World is borderless for money not people: Malaysian premier
"When people started to move, [Western countries] started building walls and putting barbed wires to keep out people," he said.
Mahathir said his country suffered from a currency crisis during 1997-98 because of a "large quantity of money" coming into Malaysia from abroad, pushing up stock values.
"When the shares valued at [a] high enough level, then, they [foreign investors] downed their shares, took their profits, left the country, leaving the locals [in lurch] who later [understood] shares were practically valueless," he said
Malaysia survived the crisis due to its commitment to orthodoxy, and its orientation towards the East, Mahathir added, underlining that Malaysia itself had also made some "wrong" moves in fixing its exchange rate.
"Instead of collapsing, we came out of the crisis," he said.
Asian markets faced severe financial crisis gripping many East and Southeast Asian nations beginning in July 1997 in Thailand.
Malaysia was highly dependent on public borrowing and after the economic melt-down, the country faced a severe currency crisis as investors pulled out money from the country's markets.
- EXCLUSION OF MIGRANTS
Mahathir said that there was a huge number of people that in Latin America who were migrating to the U.S. because they saw the country "as a paradise".
"Unfortunately Mr. Trump does not like color of their face, perhaps," he said.
Mahathir cited a similar situation in Europe, where many "Arabs and Africans" were moving.
"At least one country put up barbed wires," he said, adding that there was much "unhappiness and difference of opinion" in the bloc, which eventually led the U.K. to vote to leave.
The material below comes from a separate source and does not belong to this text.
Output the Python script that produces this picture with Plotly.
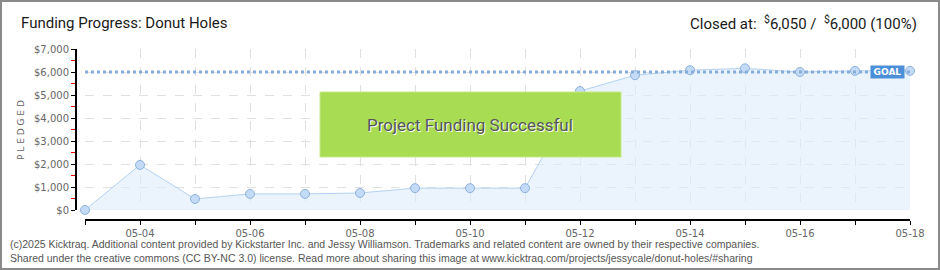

"The EU is not today what it is supposed to be…[It] is no longer regarded as a model for world," Mahathir said.
Referring to conflict in the Middle East, he said conflicts in the region were fought due to Western desires for regime change.
"Now, we are also seeing confrontation between [the] U.S. and China, [the] U.S. and Iran, and now we are on the brink of a war… war ships are being sent to [the] South China Sea," he added.
Tensions between Washington and Tehran have been at a fever pitch since Trump unilaterally withdrew the U.S. in May 2018 from an international pact aimed at reigning in Iran's nuclear program in exchange for billions of dollars in relief from economic sanctions.